Seat‑belt vs. No seat‑belt – 45 % lower death risk vs. significantly higher ejection/serious injury risk.
Texting vs. Dialing while driving – 23‑fold vs. 12‑fold crash risk increase.
Speeding vs. Normal speed – Same crash probability increase, but injury severity escalates exponentially.
Human error vs. Vehicle design – Human error ≈ 93 % of crashes; vehicle safety features mitigate injury severity, not crash occurrence.
⚠️ Common Misunderstandings
“Speeding is the only cause of fatal crashes.” – Speed is a major factor (26 %) but interacts with impairment, distraction, and road design.
“Seat belts eliminate crash risk.” – They reduce fatality risk, not the likelihood of a crash.
“Roundabouts always reduce crashes everywhere.” – Benefits are strongest where conflict points are high; poorly designed roundabouts can increase minor crashes.
“All countries count fatalities the same way.” – Definitions vary (e.g., U.S. = death within 30 days; France pre‑2005 = 6 days).
🧠 Mental Models / Intuition
Exponential injury model – Think of crash severity as a curve that stays flat near median speed then shoots up sharply as speed climbs.
23‑fold texting rule – Treat every text as a “virtual” 23 extra drivers on the road.
Risk compensation – Adding a safety feature often leads drivers to “drive freer,” partially offsetting the benefit.
🚩 Exceptions & Edge Cases
Road‑departure crashes – Even with perfect driver behavior, poor roadway design (e.g., lack of guardrails) can cause serious incidents.

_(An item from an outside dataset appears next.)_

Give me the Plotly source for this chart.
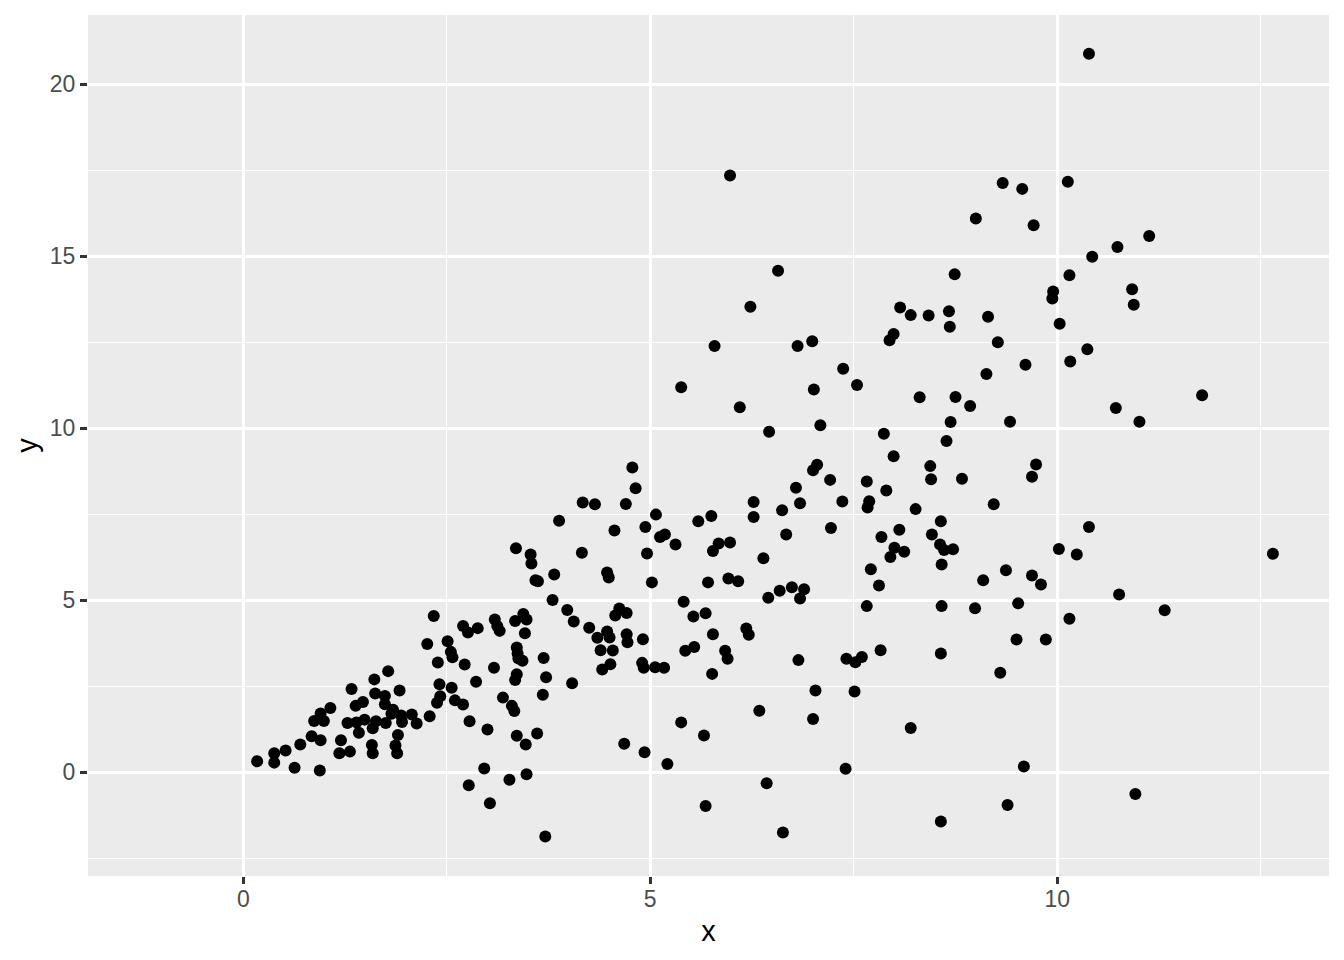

Fatality definition variance – A death at 28 days counts in U.S. FARS but would be excluded in a 7‑day definition system.

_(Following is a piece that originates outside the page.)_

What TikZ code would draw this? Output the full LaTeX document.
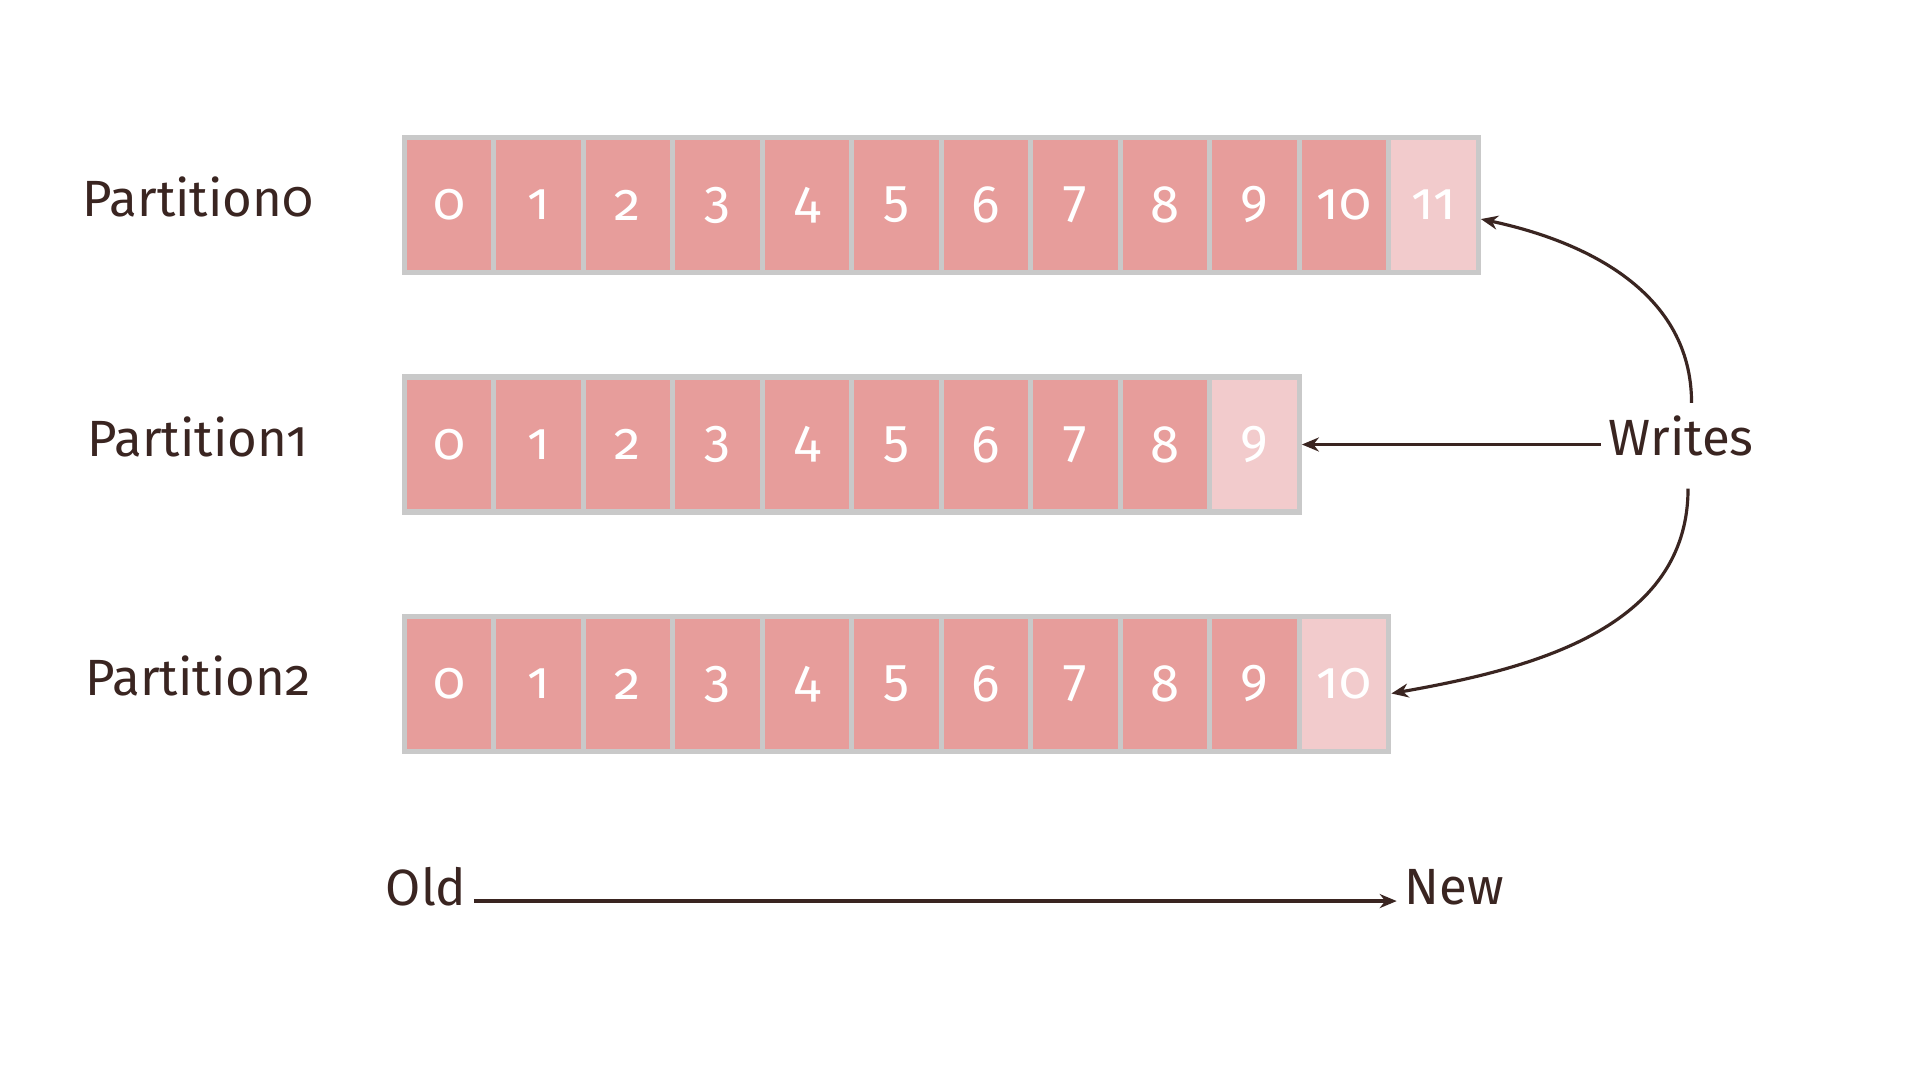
\documentclass[tikz,border=0pt]{standalone}
\usepackage{fontspec}
\setmainfont[Numbers=OldStyle]{Fira Sans}
\usetikzlibrary{positioning,arrows.meta}
\definecolor{cellred}{HTML}{E79D9B}
\definecolor{cellnew}{HTML}{F2CBCC}
\definecolor{cellgray}{HTML}{C9C9C9}
\definecolor{ink}{HTML}{3A2521}
\tikzset{
  cell/.style={rectangle, draw=cellgray, line width=1.5pt, fill=cellred,
               minimum width=8.95mm, minimum height=13.5mm, inner sep=0pt,
               text=white, font=\fontsize{15}{15}\selectfont},
  newcell/.style={cell, fill=cellnew},
  plab/.style={inner sep=2pt, text=ink, font=\fontsize{14.5}{14.5}\selectfont},
  wr/.style={line width=0.9pt, draw=ink, -{Stealth[length=1.7mm,width=1.4mm]}},
}

\begin{document}
\begin{tikzpicture}
  \useasboundingbox[fill=white] (0,0) rectangle (19.2,-10.8);
  \foreach \last [count=\r from 0] in {11,9,10} {
    \node[plab] (part\r) at (1.98,{-1.97-2.395*\r}) {Partition\r};
    \foreach \i in {0,...,\last} {
      \edef\kind{\ifnum\i=\last newcell\else cell\fi}
      \node[\kind] (p\r-\i) at ({4.49+0.895*\i},{-2.05-2.395*\r}) {\i};
    }
  }
  \node[plab] (writes) at (16.81,-4.36) {Writes};
  \draw[wr] (writes.west |- p1-9.east) -- (p1-9.east);
  \draw[wr] ([xshift=3pt,yshift=1.5pt]writes.north) to[out=90,in=-12] ([yshift=-4pt]p0-11.east);
  \draw[wr] ([xshift=2pt,yshift=-7pt]writes.south) to[out=-90,in=10] ([yshift=-2.7pt]p2-10.east);
  \node[plab] (old) at (4.26,-8.87) {Old};
  \node[plab] (new) at (14.54,-8.87) {New};
  \draw[wr] ([yshift=-4pt]old.east) -- ([yshift=-4pt]new.west);
\end{tikzpicture}
\end{document}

Collision migration – Safety upgrades may not reduce total crashes if adjacent segments see a rise.
Low‑speed crashes – Still cause injuries when vehicle mass is high (e.g., large SUVs).
📍 When to Use Which
Roundabout vs. Signalized intersection – Choose roundabouts where traffic volumes are moderate‑high and severe‑crash history is high; signals where pedestrian flow is dominant.
Speed cameras vs. police patrol – Deploy automated enforcement on long, straight stretches with documented speed variance; use patrols in high‑conflict zones (schools, work zones).

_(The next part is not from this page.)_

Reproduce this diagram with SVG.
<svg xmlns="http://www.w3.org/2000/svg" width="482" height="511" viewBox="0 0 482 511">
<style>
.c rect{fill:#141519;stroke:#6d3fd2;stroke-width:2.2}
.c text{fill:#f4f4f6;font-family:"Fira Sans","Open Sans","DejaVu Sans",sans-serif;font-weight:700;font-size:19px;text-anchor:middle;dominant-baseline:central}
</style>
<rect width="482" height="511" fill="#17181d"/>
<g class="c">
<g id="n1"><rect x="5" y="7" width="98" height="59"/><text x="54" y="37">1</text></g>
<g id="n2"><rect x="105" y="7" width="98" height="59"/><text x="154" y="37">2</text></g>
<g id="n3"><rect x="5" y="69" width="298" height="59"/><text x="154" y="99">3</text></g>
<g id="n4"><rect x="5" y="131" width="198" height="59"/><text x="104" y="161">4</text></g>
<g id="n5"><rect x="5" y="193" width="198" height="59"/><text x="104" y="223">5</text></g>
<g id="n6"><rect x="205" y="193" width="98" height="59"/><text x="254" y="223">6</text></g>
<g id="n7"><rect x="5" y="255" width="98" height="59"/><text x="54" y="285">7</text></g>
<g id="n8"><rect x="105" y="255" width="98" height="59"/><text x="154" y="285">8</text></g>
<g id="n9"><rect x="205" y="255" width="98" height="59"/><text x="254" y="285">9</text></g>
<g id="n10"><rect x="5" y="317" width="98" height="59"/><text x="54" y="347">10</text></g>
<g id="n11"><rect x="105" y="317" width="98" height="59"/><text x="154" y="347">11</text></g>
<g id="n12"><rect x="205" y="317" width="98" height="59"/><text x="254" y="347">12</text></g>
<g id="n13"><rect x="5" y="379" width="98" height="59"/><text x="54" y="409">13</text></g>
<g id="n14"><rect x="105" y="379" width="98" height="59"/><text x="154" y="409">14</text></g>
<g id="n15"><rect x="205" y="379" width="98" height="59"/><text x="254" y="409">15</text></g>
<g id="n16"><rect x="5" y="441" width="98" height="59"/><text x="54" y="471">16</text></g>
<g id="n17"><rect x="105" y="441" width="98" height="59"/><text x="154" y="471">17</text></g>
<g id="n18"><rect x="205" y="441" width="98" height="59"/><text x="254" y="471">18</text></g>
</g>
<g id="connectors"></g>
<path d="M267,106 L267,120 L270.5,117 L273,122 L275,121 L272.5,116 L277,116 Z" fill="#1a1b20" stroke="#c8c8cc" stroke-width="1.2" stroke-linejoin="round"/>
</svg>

Graduated licensing vs. blanket age restrictions – Apply GDL for novice drivers (16‑20) to cut teen fatalities; use universal restrictions only when data show age‑related risk spikes.
Seat‑belt campaigns vs. technology incentives – Emphasize seat‑belt messaging in populations with low compliance; promote advanced driver‑assist systems where fleet turnover is rapid.
👀 Patterns to Recognize
High injury/death rates + low‑income country – Expect older vehicle fleets and poorer road infrastructure.
Speed‑related crash questions – Look for “exponential” wording → answer relates to severity, not just probability.
Human factor + impairment – If a scenario mentions alcohol or cannabis, consider combined effect (greater than additive).
Collision migration clue – Any mention of “adjacent road segment” or “risk compensation” signals the need to account for displaced crashes.
🗂️ Exam Traps
Distractor: “Texting is only 2‑fold riskier than normal driving.” – Incorrect; the outline states a 23‑fold increase.
Distractor: “Seat‑belt use eliminates all serious injuries.” – Wrong; it reduces death risk by 45 % but does not prevent all severe injuries.
Distractor: “All crashes are caused by driver error.” – Nearly true (≈ 93 %) but vehicle design, road environment, and speed also play roles.
Distractor: “Roundabouts always lower total crashes by 90 %.” – The 90 % figure applies only to serious‑injury/fatal crashes, not all crashes.
Distractor: “Speed cameras cut all crashes by 50 %.” – The data show a 20‑25 % reduction in injury‑causing crashes, not a universal 50 % cut.